I suspect the reason my hand computation is wrong is that I’m slightly off on the next-to-last step. I’ll look at it more later…

The approach described above works.

Well… essentially it works. A couple of corrections:

• The values for A, B, D, F, H, … alternate.
• Aside from the cardinal directions, add another cell on each side. You’ll need those values, too.
• You’ll need formulas for the sums of the first x-1 even number and the first x odd numbers, where x is as described above.
• For me, the pattern was as follows

|    |    |    | 911|5357| 932|    |    |    |
|    |    | 911|6224|7193|6215| 932|    |    |
|    | 911|6224|7193|7082|7193|6215| 932|    |
| 911|6224|7193|7082|7193|7082|7193|7082| 932|
|5348|7193|7028|7193|7082|7193|7028|7193|5340|
| 917|6206|7193|7028|7193|7028|7193|6207| 929|
|    | 917|6206|7193|7028|7193|6207| 929|    |
|    |    | 917|6206|7193|6207| 929|    |    |
|    |    |    | 917|5331| 929|    |    |    |

Your numbers will likely differ, but the general pattern should be the same.

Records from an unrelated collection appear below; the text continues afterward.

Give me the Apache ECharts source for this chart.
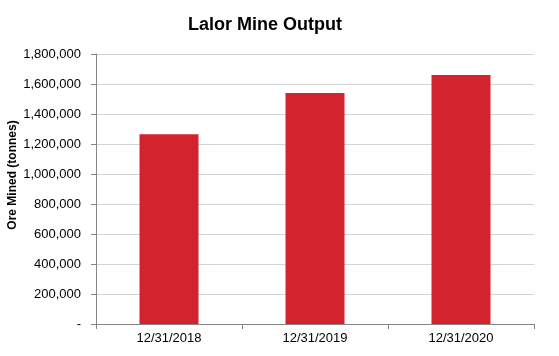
<!DOCTYPE html>
<html><head><meta charset="utf-8">
<script src="https://cdn.jsdelivr.net/npm/echarts@6/dist/echarts.min.js"></script>
<style>html,body{margin:0;padding:0;background:#fff}#c{width:559px;height:356px}</style>
</head><body><div id="c"></div>
<script>
const categories = ['12/31/2018', '12/31/2019', '12/31/2020'];
const oreMined = [1265000, 1540000, 1660000];
const yTicks = { min: 0, max: 1800000, interval: 200000 };
const titleText = 'Lalor Mine Output';
const yAxisName = 'Ore Mined (tonnes)';

const chart = echarts.init(document.getElementById('c'), null, { renderer: 'canvas' });
const font = 'Arial, "Liberation Sans", sans-serif';
chart.setOption({
  animation: false,
  title: {
    text: titleText, left: 260, top: 11, textAlign: 'center',
    textStyle: { fontFamily: font, fontSize: 18, fontWeight: 'bold', color: '#000' }
  },
  grid: { left: 96, right: 25, top: 54, bottom: 32, containLabel: false, outerBoundsMode: 'none' },
  xAxis: {
    type: 'category', data: categories,
    axisLine: { lineStyle: { color: '#868686' } },
    axisTick: { show: true, length: 5, alignWithLabel: false, lineStyle: { color: '#868686' } },
    axisLabel: { fontFamily: font, fontSize: 13, color: '#000', margin: 8 }
  },
  yAxis: {
    type: 'value', min: yTicks.min, max: yTicks.max, interval: yTicks.interval,
    name: yAxisName, nameLocation: 'middle', nameGap: 77, nameRotate: 90, nameMoveOverlap: false,
    nameTextStyle: { fontFamily: font, fontSize: 12, fontWeight: 'bold', color: '#000', padding: [0, 0, 0, 28] },
    axisLine: { show: true, lineStyle: { color: '#868686' } },
    axisTick: { show: true, length: 5, lineStyle: { color: '#868686' } },
    axisLabel: {
      fontFamily: font, fontSize: 13, color: '#000', margin: 15,
      formatter: v => v === 0 ? '-' : v.toLocaleString('en-US')
    },
    splitLine: { lineStyle: { color: '#d4d4d4' } }
  },
  series: [{
    type: 'bar', data: oreMined, barWidth: 59,
    itemStyle: { color: '#d2232f' }
  }]
});
</script></body></html>
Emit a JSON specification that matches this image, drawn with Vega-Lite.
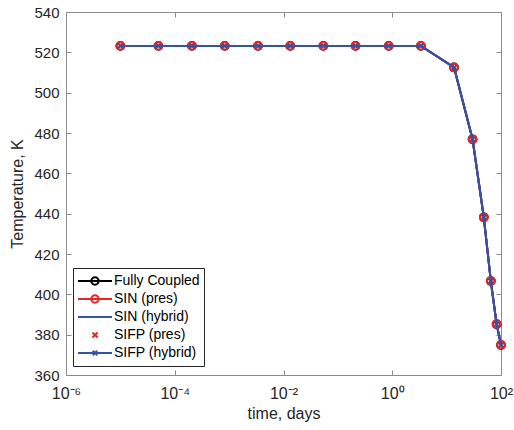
{
  "$schema": "https://vega.github.io/schema/vega-lite/v6.json",
  "width": 435,
  "height": 363,
  "autosize": {"type": "none"},
  "padding": {"left": 66, "top": 12, "right": 13, "bottom": 55},
  "background": "white",
  "data": {
    "values": [
      {"t": 0.00001, "Fully Coupled": 523.2, "SIN (pres)": 523.2, "SIN (hybrid)": 523.2, "SIFP (pres)": 523.2, "SIFP (hybrid)": 523.2},
      {"t": 0.00005, "Fully Coupled": 523.2, "SIN (pres)": 523.2, "SIN (hybrid)": 523.2, "SIFP (pres)": 523.2, "SIFP (hybrid)": 523.2},
      {"t": 0.000207, "Fully Coupled": 523.2, "SIN (pres)": 523.2, "SIN (hybrid)": 523.2, "SIFP (pres)": 523.2, "SIFP (hybrid)": 523.2},
      {"t": 0.00083, "Fully Coupled": 523.2, "SIN (pres)": 523.2, "SIN (hybrid)": 523.2, "SIFP (pres)": 523.2, "SIFP (hybrid)": 523.2},
      {"t": 0.0034, "Fully Coupled": 523.2, "SIN (pres)": 523.2, "SIN (hybrid)": 523.2, "SIFP (pres)": 523.2, "SIFP (hybrid)": 523.2},
      {"t": 0.0133, "Fully Coupled": 523.2, "SIN (pres)": 523.2, "SIN (hybrid)": 523.2, "SIFP (pres)": 523.2, "SIFP (hybrid)": 523.2},
      {"t": 0.054, "Fully Coupled": 523.2, "SIN (pres)": 523.2, "SIN (hybrid)": 523.2, "SIFP (pres)": 523.2, "SIFP (hybrid)": 523.2},
      {"t": 0.211, "Fully Coupled": 523.2, "SIN (pres)": 523.2, "SIN (hybrid)": 523.2, "SIFP (pres)": 523.2, "SIFP (hybrid)": 523.2},
      {"t": 0.86, "Fully Coupled": 523.2, "SIN (pres)": 523.2, "SIN (hybrid)": 523.2, "SIFP (pres)": 523.2, "SIFP (hybrid)": 523.2},
      {"t": 3.36, "Fully Coupled": 523.2, "SIN (pres)": 523.2, "SIN (hybrid)": 523.2, "SIFP (pres)": 523.2, "SIFP (hybrid)": 523.2},
      {"t": 13.7, "Fully Coupled": 512.5, "SIN (pres)": 512.5, "SIN (hybrid)": 512.5, "SIFP (pres)": 512.5, "SIFP (hybrid)": 512.5},
      {"t": 30, "Fully Coupled": 476.9, "SIN (pres)": 476.9, "SIN (hybrid)": 476.9, "SIFP (pres)": 476.9, "SIFP (hybrid)": 476.9},
      {"t": 48.3, "Fully Coupled": 438.2, "SIN (pres)": 438.2, "SIN (hybrid)": 438.2, "SIFP (pres)": 438.2, "SIFP (hybrid)": 438.2},
      {"t": 65, "Fully Coupled": 406.6, "SIN (pres)": 406.6, "SIN (hybrid)": 406.6, "SIFP (pres)": 406.6, "SIFP (hybrid)": 406.6},
      {"t": 83, "Fully Coupled": 385.2, "SIN (pres)": 385.2, "SIN (hybrid)": 385.2, "SIFP (pres)": 385.2, "SIFP (hybrid)": 385.2},
      {"t": 100, "Fully Coupled": 374.9, "SIN (pres)": 374.9, "SIN (hybrid)": 374.9, "SIFP (pres)": 374.9, "SIFP (hybrid)": 374.9}
    ]
  },
  "transform": [
    {"fold": ["Fully Coupled", "SIN (pres)", "SIN (hybrid)", "SIFP (pres)", "SIFP (hybrid)"], "as": ["series", "T"]}
  ],
  "layer": [
    {
      "encoding": {
        "x": {
          "field": "t", "type": "quantitative",
          "scale": {"type": "log", "domain": [0.000001, 100], "nice": false},
          "axis": {
            "orient": "bottom",
            "title": "time, days",
            "values": [0.000001, 0.0001, 0.01, 1, 100],
            "labelExpr": "datum.value < 5e-6 ? '10⁻⁶' : datum.value < 5e-4 ? '10⁻⁴' : datum.value < 0.05 ? '10⁻²' : datum.value < 5 ? '10⁰' : '10²'",
            "labelFontSize": 16,
            "labelPadding": 15,
            "titlePadding": 4
          }
        },
        "y": {
          "field": "T", "type": "quantitative",
          "scale": {"domain": [360, 540], "nice": false, "zero": false},
          "axis": {
            "orient": "left",
            "title": "Temperature, K",
            "values": [360, 380, 400, 420, 440, 460, 480, 500, 520, 540],
            "labelPadding": 12,
            "titlePadding": 8
          }
        }
      },
      "layer": [
        {
          "transform": [{"filter": "datum.series === 'Fully Coupled'"}],
          "mark": {"type": "line", "color": "#000000", "strokeWidth": 2}
        },
        {
          "transform": [{"filter": "datum.series === 'Fully Coupled'"}],
          "mark": {"type": "point", "shape": "circle", "filled": false, "color": "#000000", "size": 60, "strokeWidth": 2, "opacity": 1}
        },
        {
          "transform": [{"filter": "datum.series === 'SIN (pres)'"}],
          "mark": {"type": "line", "color": "#ee2222", "strokeWidth": 2}
        },
        {
          "transform": [{"filter": "datum.series === 'SIN (pres)'"}],
          "mark": {"type": "point", "shape": "circle", "filled": false, "color": "#ee2222", "size": 60, "strokeWidth": 2, "opacity": 1}
        },
        {
          "transform": [{"filter": "datum.series === 'SIN (hybrid)'"}],
          "mark": {"type": "line", "color": "#3552a5", "strokeWidth": 2}
        },
        {
          "transform": [{"filter": "datum.series === 'SIFP (pres)'"}],
          "mark": {"type": "point", "shape": "M-1,-1L1,1M-1,1L1,-1", "filled": false, "color": "#ee2222", "size": 25, "strokeWidth": 2, "opacity": 1}
        },
        {
          "transform": [{"filter": "datum.series === 'SIFP (hybrid)'"}],
          "mark": {"type": "line", "color": "#3552a5", "strokeWidth": 2}
        },
        {
          "transform": [{"filter": "datum.series === 'SIFP (hybrid)'"}],
          "mark": {"type": "point", "shape": "M-1,-1L1,1M-1,1L1,-1", "filled": false, "color": "#3552a5", "size": 20, "strokeWidth": 1.5, "opacity": 1}
        }
      ]
    },
    {
      "mark": {"type": "point", "filled": false, "opacity": 0},
      "encoding": {
        "x": {
          "field": "t", "type": "quantitative",
          "scale": {"type": "log", "domain": [0.000001, 100], "nice": false},
          "axis": {"orient": "top", "title": null, "labels": false, "values": [0.000001, 0.0001, 0.01, 1, 100]}
        },
        "y": {
          "field": "T", "type": "quantitative",
          "scale": {"domain": [360, 540], "nice": false, "zero": false},
          "axis": {"orient": "right", "title": null, "labels": false, "values": [360, 380, 400, 420, 440, 460, 480, 500, 520, 540]}
        },
        "color": {
          "field": "series", "type": "nominal",
          "scale": {
            "domain": ["Fully Coupled", "SIN (pres)", "SIN (hybrid)", "SIFP (pres)", "SIFP (hybrid)"],
            "range": ["#000000", "#ee2222", "#3552a5", "#ee2222", "#3552a5"]
          },
          "legend": {
            "title": null, "orient": "none", "legendX": 7, "legendY": 256,
            "symbolOpacity": 1, "symbolFillColor": "transparent", "symbolStrokeWidth": 2,
            "symbolSize": 1156, "clipHeight": 18, "rowPadding": 0, "labelOffset": 1,
            "padding": 4, "fillColor": "white", "strokeColor": "#262626",
            "labelFont": "Liberation Sans", "labelFontSize": 14, "labelColor": "#000000"
          }
        },
        "shape": {
          "field": "series", "type": "nominal",
          "scale": {
            "domain": ["Fully Coupled", "SIN (pres)", "SIN (hybrid)", "SIFP (pres)", "SIFP (hybrid)"],
            "range": [
              "M-1,0H1M0.22,0A0.22,0.22,0,1,1,-0.22,0A0.22,0.22,0,1,1,0.22,0",
              "M-1,0H1M0.22,0A0.22,0.22,0,1,1,-0.22,0A0.22,0.22,0,1,1,0.22,0",
              "M-1,0H1",
              "M-0.15,-0.15L0.15,0.15M-0.15,0.15L0.15,-0.15",
              "M-1,0H1M-0.13,-0.13L0.13,0.13M-0.13,0.13L0.13,-0.13"
            ]
          },
          "legend": {
            "title": null, "orient": "none", "legendX": 7, "legendY": 256,
            "symbolOpacity": 1, "symbolFillColor": "transparent", "symbolStrokeWidth": 2,
            "symbolSize": 1156, "clipHeight": 18, "rowPadding": 0, "labelOffset": 1,
            "padding": 4, "fillColor": "white", "strokeColor": "#262626",
            "labelFont": "Liberation Sans", "labelFontSize": 14, "labelColor": "#000000"
          }
        }
      }
    }
  ],
  "resolve": {"axis": {"x": "independent", "y": "independent"}},
  "config": {
    "view": {"stroke": null},
    "font": "Liberation Sans",
    "axis": {
      "grid": false,
      "domainColor": "#8a8a8a",
      "domainWidth": 1,
      "tickColor": "#8a8a8a",
      "tickWidth": 1,
      "tickSize": -5,
      "labelFont": "Liberation Sans",
      "labelFontSize": 15,
      "labelColor": "#262626",
      "labelFlush": false,
      "labelOverlap": false,
      "titleFont": "Liberation Sans",
      "titleFontSize": 16,
      "titleFontWeight": "normal",
      "titleColor": "#262626"
    }
  }
}
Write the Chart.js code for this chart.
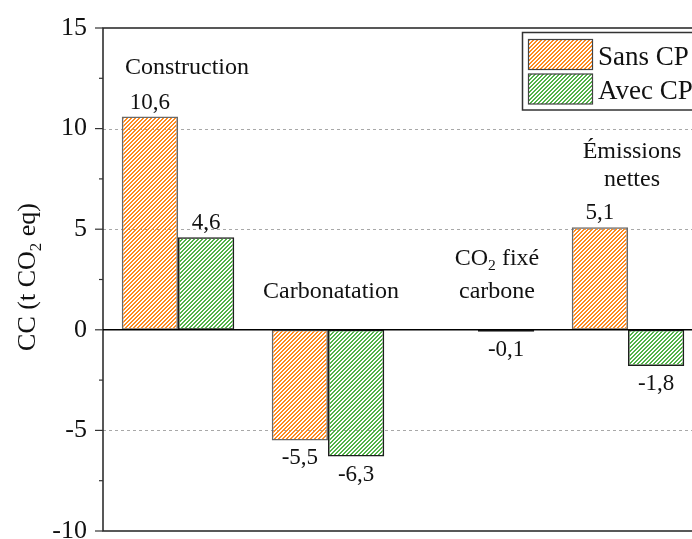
<!DOCTYPE html>
<html><head><meta charset="utf-8">
<script src="https://cdn.jsdelivr.net/npm/chart.js@4.4.0/dist/chart.umd.min.js"></script>
<style>html,body{margin:0;padding:0;overflow:hidden;background:#fff;width:692px;height:539px}
canvas{display:block}</style></head>
<body><canvas id="c" width="720" height="560" style="width:720px;height:560px"></canvas>
<script>
// ---- data ----
const categories = ['Construction', 'Carbonatation', 'CO2 fixé carbone', 'Émissions nettes'];
const categoryLines = [['Construction'], ['Carbonatation'], ['CO{2} fixé', 'carbone'], ['Émissions', 'nettes']];
const seriesNames = ['Sans CP', 'Avec CP'];
const sansCP = [10.6, -5.5, null, 5.1];
const avecCP = [4.6, -6.3, -0.1, -1.8];
const yMajorTicks = [-10, -5, 0, 5, 10, 15];
const yMinorTicks = [-7.5, -2.5, 2.5, 7.5, 12.5];
const dashedGrid = [-5, 5, 10];
const yAxisTitle = 'CC (t CO{2} eq)';

// ---- styles ----
const FONT = '"Liberation Serif", "Times New Roman", serif';
const ORANGE = '#FF8A1E', GREEN = '#52B348';
const canvas = document.getElementById('c');
const mainCtx = canvas.getContext('2d');
function hatch(color) {
  const s = 4, c = document.createElement('canvas');
  c.width = s; c.height = s;
  const g = c.getContext('2d');
  g.fillStyle = color;
  for (let px = 0; px < s; px++)
    for (let py = 0; py < s; py++)
      if ((px + py) % s < 2) g.fillRect(px, py, 1, 1);
  return mainCtx.createPattern(c, 'repeat');
}
const patterns = [hatch(ORANGE), hatch(GREEN)];
const borders = ['#6a6a6a', '#1e1e1e'];

// annotation placement (pixel offsets from category centre, baseline in data units)
const annotPos = [
  { dx: 9, y: [12.72] },
  { dx: 3, y: [1.58] },
  { dx: 19, y: [3.22, 1.58] },
  { dx: 4, y: [8.52, 7.15] }
];

function richParts(str) {
  return str.split(/(\{[^}]*\})/).filter(Boolean)
    .map(p => p.startsWith('{') ? { t: p.slice(1, -1), sub: true } : { t: p, sub: false });
}
function drawRich(ctx, str, cx, y, size) {
  const parts = richParts(str);
  let w = 0;
  parts.forEach(p => { ctx.font = `${p.sub ? size * 0.65 : size}px ${FONT}`; p.w = ctx.measureText(p.t).width; w += p.w; });
  let x = cx - w / 2;
  ctx.textAlign = 'left'; ctx.textBaseline = 'alphabetic';
  parts.forEach(p => {
    ctx.font = `${p.sub ? size * 0.65 : size}px ${FONT}`;
    ctx.fillText(p.t, x, y + (p.sub ? size * 0.22 : 0));
    x += p.w;
  });
}

const decor = {
  id: 'decor',
  beforeDatasetsDraw(chart) {
    const { ctx, chartArea: a, scales: { y } } = chart;
    ctx.save();
    ctx.strokeStyle = '#a8a8a8'; ctx.lineWidth = 1; ctx.setLineDash([3, 3]);
    dashedGrid.forEach(v => {
      const py = Math.round(y.getPixelForValue(v)) + 0.5;
      ctx.beginPath(); ctx.moveTo(a.left, py); ctx.lineTo(a.right, py); ctx.stroke();
    });
    ctx.restore();
  },
  afterDatasetsDraw(chart) {
    const { ctx, chartArea: a, scales: { x, y } } = chart;
    ctx.save();
    // frame
    ctx.strokeStyle = '#222'; ctx.lineWidth = 1.5;
    const top = y.getPixelForValue(15), bot = y.getPixelForValue(-10), zero = y.getPixelForValue(0);
    ctx.beginPath();
    ctx.moveTo(a.right, top); ctx.lineTo(a.left, top); ctx.lineTo(a.left, bot); ctx.lineTo(a.right, bot);
    ctx.stroke();
    ctx.strokeStyle = '#000';
    ctx.beginPath(); ctx.moveTo(a.left, zero); ctx.lineTo(a.right, zero); ctx.stroke();
    // ticks
    ctx.strokeStyle = '#333'; ctx.lineWidth = 1.2;
    yMajorTicks.forEach(v => { const py = y.getPixelForValue(v); ctx.beginPath(); ctx.moveTo(a.left - 8, py); ctx.lineTo(a.left, py); ctx.stroke(); });
    yMinorTicks.forEach(v => { const py = y.getPixelForValue(v); ctx.beginPath(); ctx.moveTo(a.left - 4, py); ctx.lineTo(a.left, py); ctx.stroke(); });
    // value labels
    ctx.fillStyle = '#111';
    ctx.font = `23px ${FONT}`; ctx.textAlign = 'center'; ctx.textBaseline = 'alphabetic';
    chart.data.datasets.forEach((ds, di) => {
      const meta = chart.getDatasetMeta(di);
      ds.data.forEach((v, i) => {
        if (v === null) return;
        const el = meta.data[i];
        const txt = v.toFixed(1).replace('.', ',');
        ctx.fillText(txt, el.x, v >= 0 ? el.y - 8 : el.y + 24);
      });
    });
    // category annotations
    categoryLines.forEach((lines, i) => {
      const cx = x.getPixelForValue(i) + annotPos[i].dx;
      lines.forEach((ln, k) => drawRich(ctx, ln, cx, y.getPixelForValue(annotPos[i].y[k]), 24));
    });
    // axis title
    ctx.save();
    ctx.translate(35, 277);
    ctx.rotate(-Math.PI / 2);
    drawRich(ctx, yAxisTitle, 0, 0, 26);
    ctx.restore();
    // legend
    ctx.fillStyle = '#fff';
    ctx.fillRect(522.5, 32.5, 200, 77.5);
    ctx.strokeStyle = '#333'; ctx.lineWidth = 1.5;
    ctx.strokeRect(522.5, 32.5, 200, 77.5);
    chart.data.datasets.forEach((ds, di) => {
      const sy = 39.5 + di * 34.5;
      ctx.fillStyle = ds.backgroundColor;
      ctx.fillRect(528.5, sy, 64, 30);
      ctx.strokeStyle = '#444'; ctx.lineWidth = 1.2;
      ctx.strokeRect(528.5, sy, 64, 30);
      ctx.fillStyle = '#111';
      ctx.font = `27px ${FONT}`; ctx.textAlign = 'left'; ctx.textBaseline = 'alphabetic';
      ctx.fillText(ds.label, 598, 64.5 + di * 34.5);
    });
    ctx.restore();
  }
};

new Chart(canvas, {
  type: 'bar',
  data: {
    labels: categories,
    datasets: [
      { label: seriesNames[0], data: sansCP, backgroundColor: patterns[0], borderColor: borders[0], borderWidth: 1.5, borderSkipped: false },
      { label: seriesNames[1], data: avecCP, backgroundColor: patterns[1], borderColor: borders[1], borderWidth: 1.5, borderSkipped: false }
    ]
  },
  options: {
    responsive: false,
    animation: false,
    devicePixelRatio: 1,
    layout: { padding: { left: 0, top: 28, right: 17, bottom: 29 } },
    datasets: { bar: { categoryPercentage: 0.75, barPercentage: 1.0 } },
    plugins: { legend: { display: false }, tooltip: { enabled: false }, title: { display: false } },
    scales: {
      x: { display: false },
      y: {
        min: -10, max: 15,
        afterFit: s => { s.width = 103; s.paddingTop = 0; s.paddingBottom = 0; },
        afterBuildTicks: s => { s.ticks = yMajorTicks.map(v => ({ value: v })); },
        ticks: { padding: 16, color: '#111', font: { family: FONT, size: 26 } },
        grid: { display: false, drawTicks: false },
        border: { display: false }
      }
    }
  },
  plugins: [decor]
});
</script>
</body></html>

Something I have noticed is that the borders of the example and of my data (and perhaps all data) are completely free. So once you reach the border of the startup square, the conquest of the next squares is perhaps easier to compute.
Something that people on Reddit noticed is that the S point is at the centre the startup square and that the odd number of columns & rows might play a role.

True in my data, and probably for the reason you give. I forgot to mention it; it’s one of the assumptions underlying my claim that you reach other squares with a certain regularity.

I hadn’t looked at Reddit yet and was wondering if any other approach was possible! Yes, my start was also in the center, and I assumed it along with the borders and the middle lines being clear, as that implies the symmetry shown in my diagram above.

I had not thought about the odd number of columns and rows. I suspect that affects only the alternating pattern of values of “filled” boxes that you see in my diagram.

The more I think about this, the more I think I’m wrong.

That aside, I’ve now uploaded to GitHub a solution that should work for any input, with the caveat that some constants may have to be changed to match the user’s input. (I had a 131x131 initial square, and had to find the number of plots visited on the 26,501,365th step.)